━━━ THE INPUT ━━━

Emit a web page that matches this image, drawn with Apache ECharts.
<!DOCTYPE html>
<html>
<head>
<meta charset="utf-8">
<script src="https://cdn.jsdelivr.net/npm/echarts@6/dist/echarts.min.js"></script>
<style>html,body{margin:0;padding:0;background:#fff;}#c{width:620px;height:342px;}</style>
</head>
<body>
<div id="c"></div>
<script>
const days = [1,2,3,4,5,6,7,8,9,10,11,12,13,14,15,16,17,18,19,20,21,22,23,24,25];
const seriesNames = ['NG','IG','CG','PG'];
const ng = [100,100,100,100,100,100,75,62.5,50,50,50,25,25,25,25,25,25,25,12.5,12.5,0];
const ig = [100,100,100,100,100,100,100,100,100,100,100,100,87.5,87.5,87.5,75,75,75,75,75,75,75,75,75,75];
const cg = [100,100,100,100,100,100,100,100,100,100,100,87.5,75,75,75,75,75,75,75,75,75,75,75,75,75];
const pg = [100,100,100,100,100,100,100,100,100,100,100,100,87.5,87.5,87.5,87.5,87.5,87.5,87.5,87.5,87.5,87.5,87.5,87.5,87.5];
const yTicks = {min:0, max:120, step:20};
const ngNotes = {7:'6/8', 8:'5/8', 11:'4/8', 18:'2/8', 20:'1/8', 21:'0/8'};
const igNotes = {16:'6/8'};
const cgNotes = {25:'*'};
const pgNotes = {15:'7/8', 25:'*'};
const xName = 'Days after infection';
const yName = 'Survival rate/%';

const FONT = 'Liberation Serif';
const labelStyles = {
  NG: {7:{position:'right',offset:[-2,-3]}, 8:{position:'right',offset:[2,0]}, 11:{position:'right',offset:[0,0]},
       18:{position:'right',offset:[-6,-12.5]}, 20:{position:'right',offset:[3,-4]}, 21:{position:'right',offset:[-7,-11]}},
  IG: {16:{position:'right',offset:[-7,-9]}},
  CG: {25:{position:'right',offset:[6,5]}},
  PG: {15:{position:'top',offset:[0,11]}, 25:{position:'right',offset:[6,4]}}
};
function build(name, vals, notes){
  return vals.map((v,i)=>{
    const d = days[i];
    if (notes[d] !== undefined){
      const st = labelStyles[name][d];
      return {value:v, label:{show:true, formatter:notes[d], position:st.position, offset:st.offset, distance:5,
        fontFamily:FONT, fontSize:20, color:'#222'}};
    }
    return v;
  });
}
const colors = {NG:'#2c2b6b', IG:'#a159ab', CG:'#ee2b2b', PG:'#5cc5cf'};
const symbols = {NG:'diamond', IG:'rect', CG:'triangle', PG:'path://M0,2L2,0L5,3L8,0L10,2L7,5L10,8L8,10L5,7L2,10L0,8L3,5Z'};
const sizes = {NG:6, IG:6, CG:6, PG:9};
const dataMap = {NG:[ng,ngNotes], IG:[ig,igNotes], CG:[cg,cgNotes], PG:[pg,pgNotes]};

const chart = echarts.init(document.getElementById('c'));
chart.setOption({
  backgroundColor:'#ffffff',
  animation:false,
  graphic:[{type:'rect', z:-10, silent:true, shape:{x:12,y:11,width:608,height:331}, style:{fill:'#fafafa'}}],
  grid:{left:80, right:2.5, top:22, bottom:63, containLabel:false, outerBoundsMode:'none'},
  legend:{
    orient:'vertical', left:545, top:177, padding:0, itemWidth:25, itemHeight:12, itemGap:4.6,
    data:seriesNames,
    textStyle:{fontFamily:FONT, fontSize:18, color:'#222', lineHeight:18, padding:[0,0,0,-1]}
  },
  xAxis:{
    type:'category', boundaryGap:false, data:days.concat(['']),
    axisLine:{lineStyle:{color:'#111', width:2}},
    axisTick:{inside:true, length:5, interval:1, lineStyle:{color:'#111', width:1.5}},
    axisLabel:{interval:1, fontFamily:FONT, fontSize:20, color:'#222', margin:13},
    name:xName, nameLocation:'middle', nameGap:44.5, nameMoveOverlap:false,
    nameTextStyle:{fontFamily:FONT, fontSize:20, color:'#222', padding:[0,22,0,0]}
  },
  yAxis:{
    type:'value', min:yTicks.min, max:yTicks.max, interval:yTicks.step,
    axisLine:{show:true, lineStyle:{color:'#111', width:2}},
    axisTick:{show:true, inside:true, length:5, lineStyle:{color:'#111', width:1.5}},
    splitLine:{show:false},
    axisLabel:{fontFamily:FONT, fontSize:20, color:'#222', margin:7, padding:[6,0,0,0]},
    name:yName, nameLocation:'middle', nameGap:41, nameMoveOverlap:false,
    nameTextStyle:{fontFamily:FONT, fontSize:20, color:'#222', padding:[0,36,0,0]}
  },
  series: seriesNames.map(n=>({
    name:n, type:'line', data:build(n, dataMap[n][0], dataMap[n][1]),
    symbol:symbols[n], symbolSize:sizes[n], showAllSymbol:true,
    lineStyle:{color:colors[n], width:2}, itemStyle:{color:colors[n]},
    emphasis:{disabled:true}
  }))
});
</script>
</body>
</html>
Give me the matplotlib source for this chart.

━━━
━━━ THE INPUT ━━━

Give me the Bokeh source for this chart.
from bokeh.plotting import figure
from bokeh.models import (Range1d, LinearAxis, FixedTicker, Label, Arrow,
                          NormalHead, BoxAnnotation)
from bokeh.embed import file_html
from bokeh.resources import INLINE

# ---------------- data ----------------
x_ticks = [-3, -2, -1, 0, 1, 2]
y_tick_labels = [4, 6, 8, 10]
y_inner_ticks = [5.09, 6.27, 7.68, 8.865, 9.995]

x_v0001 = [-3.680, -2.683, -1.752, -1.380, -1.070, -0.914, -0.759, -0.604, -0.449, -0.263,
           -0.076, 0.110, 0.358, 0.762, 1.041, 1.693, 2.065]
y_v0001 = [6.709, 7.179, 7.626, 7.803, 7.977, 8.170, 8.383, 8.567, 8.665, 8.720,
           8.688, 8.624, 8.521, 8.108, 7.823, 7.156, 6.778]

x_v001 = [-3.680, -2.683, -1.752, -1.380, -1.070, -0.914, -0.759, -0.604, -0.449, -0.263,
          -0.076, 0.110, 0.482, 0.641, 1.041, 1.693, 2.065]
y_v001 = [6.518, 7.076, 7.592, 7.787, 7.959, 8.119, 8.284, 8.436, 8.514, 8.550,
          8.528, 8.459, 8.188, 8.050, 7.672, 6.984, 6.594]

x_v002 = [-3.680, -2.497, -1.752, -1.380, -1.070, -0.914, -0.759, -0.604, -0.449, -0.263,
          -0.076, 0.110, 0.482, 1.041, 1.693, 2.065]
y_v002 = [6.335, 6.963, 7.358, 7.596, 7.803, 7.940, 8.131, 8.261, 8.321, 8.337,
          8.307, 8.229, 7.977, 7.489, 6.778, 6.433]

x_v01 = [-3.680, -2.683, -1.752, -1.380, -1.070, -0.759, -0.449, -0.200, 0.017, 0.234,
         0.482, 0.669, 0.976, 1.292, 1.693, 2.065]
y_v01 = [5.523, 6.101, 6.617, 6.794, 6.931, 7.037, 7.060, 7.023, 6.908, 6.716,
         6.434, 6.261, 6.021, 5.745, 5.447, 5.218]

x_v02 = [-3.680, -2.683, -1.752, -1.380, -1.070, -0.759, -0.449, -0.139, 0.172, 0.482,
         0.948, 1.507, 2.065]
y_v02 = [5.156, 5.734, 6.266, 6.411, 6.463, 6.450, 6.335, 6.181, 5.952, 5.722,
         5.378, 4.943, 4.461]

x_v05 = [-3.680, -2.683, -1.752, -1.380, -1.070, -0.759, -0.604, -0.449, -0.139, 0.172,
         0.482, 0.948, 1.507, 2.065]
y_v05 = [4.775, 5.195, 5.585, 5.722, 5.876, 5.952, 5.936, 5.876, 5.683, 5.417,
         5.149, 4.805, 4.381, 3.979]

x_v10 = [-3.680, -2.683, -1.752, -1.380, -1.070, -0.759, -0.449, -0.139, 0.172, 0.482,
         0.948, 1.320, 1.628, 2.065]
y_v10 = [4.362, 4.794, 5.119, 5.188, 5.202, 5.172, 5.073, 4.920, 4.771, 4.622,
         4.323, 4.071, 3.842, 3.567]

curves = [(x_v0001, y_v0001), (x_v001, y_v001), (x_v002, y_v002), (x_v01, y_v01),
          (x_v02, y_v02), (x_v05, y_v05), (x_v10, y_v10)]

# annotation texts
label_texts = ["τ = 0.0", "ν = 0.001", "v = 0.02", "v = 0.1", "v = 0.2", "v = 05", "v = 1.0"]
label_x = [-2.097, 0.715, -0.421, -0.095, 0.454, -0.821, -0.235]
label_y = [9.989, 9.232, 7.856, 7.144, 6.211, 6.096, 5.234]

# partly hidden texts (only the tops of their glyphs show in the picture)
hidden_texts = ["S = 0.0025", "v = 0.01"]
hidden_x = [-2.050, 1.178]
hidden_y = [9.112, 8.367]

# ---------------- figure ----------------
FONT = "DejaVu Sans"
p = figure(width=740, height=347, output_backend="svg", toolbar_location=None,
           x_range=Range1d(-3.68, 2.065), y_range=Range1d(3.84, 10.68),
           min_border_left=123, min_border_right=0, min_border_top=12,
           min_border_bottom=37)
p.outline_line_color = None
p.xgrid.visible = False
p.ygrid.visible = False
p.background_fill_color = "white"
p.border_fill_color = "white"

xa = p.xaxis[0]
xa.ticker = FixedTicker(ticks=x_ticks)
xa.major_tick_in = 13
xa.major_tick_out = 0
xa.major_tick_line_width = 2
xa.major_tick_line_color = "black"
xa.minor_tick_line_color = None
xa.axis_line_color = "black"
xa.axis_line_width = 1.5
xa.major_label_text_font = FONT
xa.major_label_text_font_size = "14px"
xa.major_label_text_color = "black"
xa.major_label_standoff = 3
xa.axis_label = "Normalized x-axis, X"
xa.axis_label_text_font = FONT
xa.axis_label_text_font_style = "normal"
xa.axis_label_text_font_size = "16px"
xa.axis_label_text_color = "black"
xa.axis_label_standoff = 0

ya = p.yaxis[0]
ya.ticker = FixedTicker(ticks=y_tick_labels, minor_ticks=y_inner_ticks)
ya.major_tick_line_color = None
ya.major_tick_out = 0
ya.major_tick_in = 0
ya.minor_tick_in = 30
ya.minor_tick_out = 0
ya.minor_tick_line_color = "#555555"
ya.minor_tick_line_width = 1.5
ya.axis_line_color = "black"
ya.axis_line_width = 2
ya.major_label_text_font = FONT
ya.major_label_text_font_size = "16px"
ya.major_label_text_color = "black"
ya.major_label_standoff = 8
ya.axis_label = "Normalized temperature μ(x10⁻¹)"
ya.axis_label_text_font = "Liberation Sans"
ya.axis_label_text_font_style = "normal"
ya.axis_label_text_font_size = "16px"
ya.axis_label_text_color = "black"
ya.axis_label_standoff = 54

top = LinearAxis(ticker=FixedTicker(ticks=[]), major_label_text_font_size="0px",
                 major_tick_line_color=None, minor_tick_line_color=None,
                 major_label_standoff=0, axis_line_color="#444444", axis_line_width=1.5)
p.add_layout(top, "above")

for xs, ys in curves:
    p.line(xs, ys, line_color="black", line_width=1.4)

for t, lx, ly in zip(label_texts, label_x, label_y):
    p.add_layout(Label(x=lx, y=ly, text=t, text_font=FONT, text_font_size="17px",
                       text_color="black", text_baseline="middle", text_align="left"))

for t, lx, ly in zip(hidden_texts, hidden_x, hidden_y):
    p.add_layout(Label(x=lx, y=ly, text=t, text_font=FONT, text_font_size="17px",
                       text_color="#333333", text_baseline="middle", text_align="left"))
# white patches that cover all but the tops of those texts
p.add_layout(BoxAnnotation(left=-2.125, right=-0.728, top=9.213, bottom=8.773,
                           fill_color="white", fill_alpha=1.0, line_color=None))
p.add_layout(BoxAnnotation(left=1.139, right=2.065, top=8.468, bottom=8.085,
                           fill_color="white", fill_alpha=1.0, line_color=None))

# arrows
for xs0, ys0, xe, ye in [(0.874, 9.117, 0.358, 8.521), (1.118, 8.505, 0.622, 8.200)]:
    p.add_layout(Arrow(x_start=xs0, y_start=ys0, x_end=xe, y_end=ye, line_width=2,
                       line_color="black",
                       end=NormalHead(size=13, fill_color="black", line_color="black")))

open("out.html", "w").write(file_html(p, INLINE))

━━━
━━━ THE INPUT ━━━

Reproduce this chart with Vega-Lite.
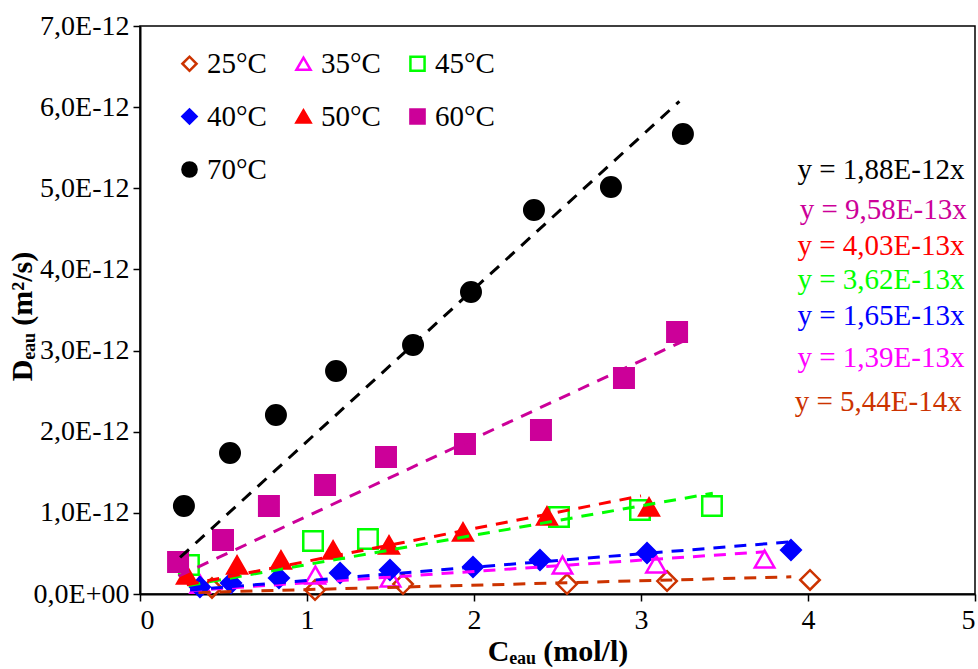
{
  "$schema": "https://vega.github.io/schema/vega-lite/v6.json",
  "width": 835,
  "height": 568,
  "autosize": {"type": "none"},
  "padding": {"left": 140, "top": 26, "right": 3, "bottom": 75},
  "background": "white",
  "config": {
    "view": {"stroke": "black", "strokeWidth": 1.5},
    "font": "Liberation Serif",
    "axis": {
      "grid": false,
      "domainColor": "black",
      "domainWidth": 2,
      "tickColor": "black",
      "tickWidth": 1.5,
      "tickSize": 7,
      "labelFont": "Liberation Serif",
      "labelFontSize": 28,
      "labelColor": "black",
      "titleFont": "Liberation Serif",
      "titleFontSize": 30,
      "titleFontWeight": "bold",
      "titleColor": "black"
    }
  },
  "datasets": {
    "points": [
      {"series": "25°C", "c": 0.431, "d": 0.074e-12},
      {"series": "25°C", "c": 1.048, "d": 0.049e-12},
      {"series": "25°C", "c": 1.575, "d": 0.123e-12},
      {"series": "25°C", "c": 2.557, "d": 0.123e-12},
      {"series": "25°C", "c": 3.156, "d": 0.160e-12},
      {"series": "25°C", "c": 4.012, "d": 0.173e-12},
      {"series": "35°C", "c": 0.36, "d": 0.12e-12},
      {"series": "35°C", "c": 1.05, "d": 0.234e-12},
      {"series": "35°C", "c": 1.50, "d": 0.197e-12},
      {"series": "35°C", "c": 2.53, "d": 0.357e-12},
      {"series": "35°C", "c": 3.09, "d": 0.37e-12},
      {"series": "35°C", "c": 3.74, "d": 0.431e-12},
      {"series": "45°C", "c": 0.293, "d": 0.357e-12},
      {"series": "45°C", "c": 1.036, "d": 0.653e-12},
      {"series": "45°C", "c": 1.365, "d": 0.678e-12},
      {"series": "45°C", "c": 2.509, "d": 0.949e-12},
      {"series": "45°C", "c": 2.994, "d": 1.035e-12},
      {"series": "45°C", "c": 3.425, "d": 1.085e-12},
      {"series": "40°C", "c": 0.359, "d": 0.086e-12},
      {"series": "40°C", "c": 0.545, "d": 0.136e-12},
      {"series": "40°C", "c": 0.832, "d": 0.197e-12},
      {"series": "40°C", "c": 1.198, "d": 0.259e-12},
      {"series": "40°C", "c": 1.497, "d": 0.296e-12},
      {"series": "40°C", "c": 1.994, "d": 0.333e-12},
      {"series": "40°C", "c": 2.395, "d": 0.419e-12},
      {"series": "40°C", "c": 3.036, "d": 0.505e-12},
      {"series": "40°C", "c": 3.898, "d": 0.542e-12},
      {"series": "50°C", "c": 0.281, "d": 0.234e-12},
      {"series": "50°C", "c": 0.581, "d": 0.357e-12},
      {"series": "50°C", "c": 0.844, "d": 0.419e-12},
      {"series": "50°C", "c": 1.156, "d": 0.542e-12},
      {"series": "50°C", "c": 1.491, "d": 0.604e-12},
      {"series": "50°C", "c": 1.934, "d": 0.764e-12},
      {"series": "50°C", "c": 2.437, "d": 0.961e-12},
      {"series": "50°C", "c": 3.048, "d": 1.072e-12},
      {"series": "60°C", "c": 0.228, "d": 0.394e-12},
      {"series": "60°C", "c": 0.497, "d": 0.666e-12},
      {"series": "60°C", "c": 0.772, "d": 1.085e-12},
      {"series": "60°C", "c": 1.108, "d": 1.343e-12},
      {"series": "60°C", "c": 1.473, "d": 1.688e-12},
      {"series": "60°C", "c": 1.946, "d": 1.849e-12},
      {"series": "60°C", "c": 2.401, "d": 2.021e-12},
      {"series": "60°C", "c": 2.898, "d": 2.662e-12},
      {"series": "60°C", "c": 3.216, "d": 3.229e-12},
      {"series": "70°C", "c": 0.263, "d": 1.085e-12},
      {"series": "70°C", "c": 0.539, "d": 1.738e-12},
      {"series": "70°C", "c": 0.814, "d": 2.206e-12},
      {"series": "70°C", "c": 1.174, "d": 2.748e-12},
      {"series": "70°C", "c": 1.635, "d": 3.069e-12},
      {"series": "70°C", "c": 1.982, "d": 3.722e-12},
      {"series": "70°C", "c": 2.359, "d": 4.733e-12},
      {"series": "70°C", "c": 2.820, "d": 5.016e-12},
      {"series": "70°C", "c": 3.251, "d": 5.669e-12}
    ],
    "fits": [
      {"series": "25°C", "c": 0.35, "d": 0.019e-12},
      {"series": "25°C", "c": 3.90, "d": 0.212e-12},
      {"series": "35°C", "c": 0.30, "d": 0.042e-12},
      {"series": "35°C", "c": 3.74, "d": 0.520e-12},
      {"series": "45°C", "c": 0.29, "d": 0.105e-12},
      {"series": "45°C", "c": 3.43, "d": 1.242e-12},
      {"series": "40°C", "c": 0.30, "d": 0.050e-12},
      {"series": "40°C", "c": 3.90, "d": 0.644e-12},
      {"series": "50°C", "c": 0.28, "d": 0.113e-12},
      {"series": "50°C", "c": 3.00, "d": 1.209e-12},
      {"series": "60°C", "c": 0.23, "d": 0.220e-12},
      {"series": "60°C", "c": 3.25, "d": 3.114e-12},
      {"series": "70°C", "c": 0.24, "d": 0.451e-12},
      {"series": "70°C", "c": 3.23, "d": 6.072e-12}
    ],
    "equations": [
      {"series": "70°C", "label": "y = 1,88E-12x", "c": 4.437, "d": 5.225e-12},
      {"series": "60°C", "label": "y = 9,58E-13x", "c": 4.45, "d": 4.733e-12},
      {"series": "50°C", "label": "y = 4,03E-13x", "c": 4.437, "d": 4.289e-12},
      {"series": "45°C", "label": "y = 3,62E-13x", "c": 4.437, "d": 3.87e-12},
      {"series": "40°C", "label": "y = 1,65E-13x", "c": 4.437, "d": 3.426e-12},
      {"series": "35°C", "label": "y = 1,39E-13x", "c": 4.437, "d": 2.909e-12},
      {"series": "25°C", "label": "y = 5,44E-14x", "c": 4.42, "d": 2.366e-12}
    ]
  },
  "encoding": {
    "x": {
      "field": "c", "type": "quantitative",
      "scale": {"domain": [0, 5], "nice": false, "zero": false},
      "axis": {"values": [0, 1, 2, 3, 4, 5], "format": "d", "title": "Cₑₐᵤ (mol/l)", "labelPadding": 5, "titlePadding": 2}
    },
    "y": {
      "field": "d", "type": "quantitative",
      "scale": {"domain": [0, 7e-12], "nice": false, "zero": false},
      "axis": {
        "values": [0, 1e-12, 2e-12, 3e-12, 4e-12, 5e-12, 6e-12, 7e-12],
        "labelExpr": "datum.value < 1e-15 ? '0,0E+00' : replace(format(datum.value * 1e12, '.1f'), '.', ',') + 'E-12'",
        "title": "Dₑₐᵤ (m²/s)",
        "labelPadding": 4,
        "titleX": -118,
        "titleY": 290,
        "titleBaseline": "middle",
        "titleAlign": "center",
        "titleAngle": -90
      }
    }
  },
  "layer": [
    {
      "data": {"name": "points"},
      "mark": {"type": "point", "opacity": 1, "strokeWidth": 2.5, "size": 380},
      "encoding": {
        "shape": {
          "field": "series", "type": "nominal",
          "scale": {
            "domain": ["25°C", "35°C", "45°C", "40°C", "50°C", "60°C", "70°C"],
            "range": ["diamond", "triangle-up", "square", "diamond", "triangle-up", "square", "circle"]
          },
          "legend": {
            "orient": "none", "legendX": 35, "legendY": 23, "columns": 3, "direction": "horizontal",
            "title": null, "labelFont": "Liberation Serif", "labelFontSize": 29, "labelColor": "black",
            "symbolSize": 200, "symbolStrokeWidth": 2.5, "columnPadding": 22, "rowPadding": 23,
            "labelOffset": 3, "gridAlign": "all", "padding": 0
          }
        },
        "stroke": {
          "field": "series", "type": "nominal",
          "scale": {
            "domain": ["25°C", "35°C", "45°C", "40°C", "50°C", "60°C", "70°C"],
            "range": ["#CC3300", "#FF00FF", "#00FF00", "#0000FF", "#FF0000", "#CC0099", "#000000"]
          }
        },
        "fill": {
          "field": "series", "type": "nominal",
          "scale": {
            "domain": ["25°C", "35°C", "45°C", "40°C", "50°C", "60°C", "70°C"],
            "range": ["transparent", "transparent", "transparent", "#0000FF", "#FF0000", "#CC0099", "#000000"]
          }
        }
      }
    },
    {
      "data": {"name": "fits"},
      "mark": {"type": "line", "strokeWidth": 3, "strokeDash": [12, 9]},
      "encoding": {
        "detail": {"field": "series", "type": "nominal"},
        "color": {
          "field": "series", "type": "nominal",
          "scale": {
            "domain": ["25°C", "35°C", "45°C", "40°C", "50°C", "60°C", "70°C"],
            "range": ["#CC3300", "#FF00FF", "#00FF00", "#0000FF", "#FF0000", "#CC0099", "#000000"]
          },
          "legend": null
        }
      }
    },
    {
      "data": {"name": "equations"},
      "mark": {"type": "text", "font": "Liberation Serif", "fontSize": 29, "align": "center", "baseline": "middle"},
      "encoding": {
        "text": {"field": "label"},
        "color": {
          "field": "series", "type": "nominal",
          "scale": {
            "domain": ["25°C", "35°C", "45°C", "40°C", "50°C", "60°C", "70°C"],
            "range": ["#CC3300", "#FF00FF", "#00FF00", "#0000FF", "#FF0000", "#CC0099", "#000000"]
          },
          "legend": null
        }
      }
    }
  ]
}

━━━

■ INSTRUCTION:
Quote the listing above, but only from the line that shows "Give me the Bokeh source for this chart." through the line that shows "5.378, 4.943, 4.461]".

■ OUTPUT BELOW:
Give me the Bokeh source for this chart.
from bokeh.plotting import figure
from bokeh.models import (Range1d, LinearAxis, FixedTicker, Label, Arrow,
                          NormalHead, BoxAnnotation)
from bokeh.embed import file_html
from bokeh.resources import INLINE

# ---------------- data ----------------
x_ticks = [-3, -2, -1, 0, 1, 2]
y_tick_labels = [4, 6, 8, 10]
y_inner_ticks = [5.09, 6.27, 7.68, 8.865, 9.995]

x_v0001 = [-3.680, -2.683, -1.752, -1.380, -1.070, -0.914, -0.759, -0.604, -0.449, -0.263,
           -0.076, 0.110, 0.358, 0.762, 1.041, 1.693, 2.065]
y_v0001 = [6.709, 7.179, 7.626, 7.803, 7.977, 8.170, 8.383, 8.567, 8.665, 8.720,
           8.688, 8.624, 8.521, 8.108, 7.823, 7.156, 6.778]

x_v001 = [-3.680, -2.683, -1.752, -1.380, -1.070, -0.914, -0.759, -0.604, -0.449, -0.263,
          -0.076, 0.110, 0.482, 0.641, 1.041, 1.693, 2.065]
y_v001 = [6.518, 7.076, 7.592, 7.787, 7.959, 8.119, 8.284, 8.436, 8.514, 8.550,
          8.528, 8.459, 8.188, 8.050, 7.672, 6.984, 6.594]

x_v002 = [-3.680, -2.497, -1.752, -1.380, -1.070, -0.914, -0.759, -0.604, -0.449, -0.263,
          -0.076, 0.110, 0.482, 1.041, 1.693, 2.065]
y_v002 = [6.335, 6.963, 7.358, 7.596, 7.803, 7.940, 8.131, 8.261, 8.321, 8.337,
          8.307, 8.229, 7.977, 7.489, 6.778, 6.433]

x_v01 = [-3.680, -2.683, -1.752, -1.380, -1.070, -0.759, -0.449, -0.200, 0.017, 0.234,
         0.482, 0.669, 0.976, 1.292, 1.693, 2.065]
y_v01 = [5.523, 6.101, 6.617, 6.794, 6.931, 7.037, 7.060, 7.023, 6.908, 6.716,
         6.434, 6.261, 6.021, 5.745, 5.447, 5.218]

x_v02 = [-3.680, -2.683, -1.752, -1.380, -1.070, -0.759, -0.449, -0.139, 0.172, 0.482,
         0.948, 1.507, 2.065]
y_v02 = [5.156, 5.734, 6.266, 6.411, 6.463, 6.450, 6.335, 6.181, 5.952, 5.722,
         5.378, 4.943, 4.461]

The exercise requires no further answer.